Matthew Pritchard, who works on Musical aesthetics, spoke as a listener rather than as a singer, though a singer ‘in the mind’. Tagore had said ‘sing my songs in the bathroom’ and advocated singing with the naked voice.  Pritchard’s view was that when accompaniments steamroller over the songs the emotion is lost.  It has become accepted to use the harmonium and tabla, but the problem is that harmonisations don’t work.  Matthew demonstrated this (to comic effect), with the keyboard.

Sohini Alam (a British singer of Bangladeshi descent) explained that her band Khiyo, with Oliver Weeks, had been formed in direct response to what Matthew had described. A child in a Bengali family of musicians, she had been made to learn Tagore as well as classical and Nazrul songs and found this ‘quite stifling, suffocating’.  Unlike Bajpaie, she learned with harmonium and tabla.  The recordings available were those with the terrible ‘circus music’ accompaniments she was unable to block out.  She had to grow out of that and also to learn Bengali to appreciate Tagore.  Meeting Oliver was a blessing: he knew Bengali and was able to harmonise without driving a steam-roller over the song.  Khiyo would like to be able to convey the music to non-Bengali audiences.
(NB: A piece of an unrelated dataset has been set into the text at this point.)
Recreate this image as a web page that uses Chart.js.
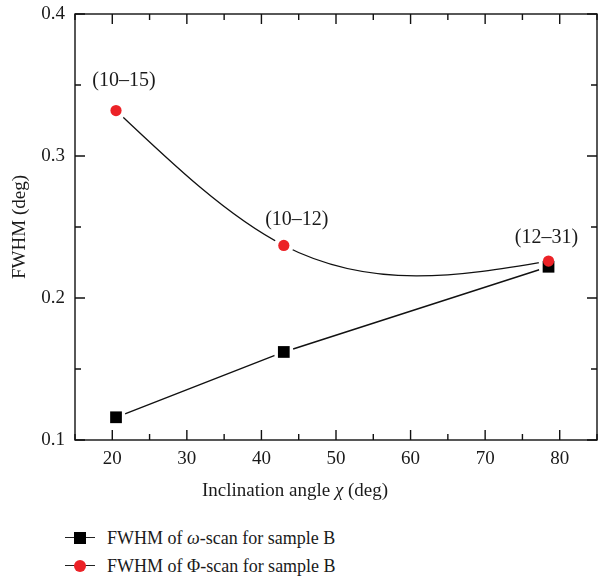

Playwright Tanika Gupta‘s parents had founded ‘The Tagoreans’ in 1965. With a minibus her pioneering parents took Tagore’s dance dramas to Austria, Germany and the Netherlands; but Gupta had felt somewhat stifled by Tagore.  She wanted to write but not about Tagore.  At 16 she was sent to Santiniketan for ‘de-Anglicisation’. There she learned Bengali. Though she had vowed never to touch Tagore in her writing, she told of how the stories came back to her as she realised that he wrote about what mattered – humanity.  

Film-maker Sangeeta Datta talked of Tagore’s excitement over film, and when invited to direct a film he made a version of his play Natir Puja, ‘The Dancing Girl’s Worship’. He brought ‘respectable’ girls onto the stage for the first time.  

Writer Sharmila Chauhan, a Gujarati, had come to Tagore fresh, from a British-Asian perspective.  Her own work embodies some of the emotional complexities of being a woman found in Tagore’s work.  She talked about how she looked at Tagore’s women in different works, with the themes of self-sacrifice/martyrdom, asking how much power do I as an Asian woman have?  Is a woman’s power about her beauty?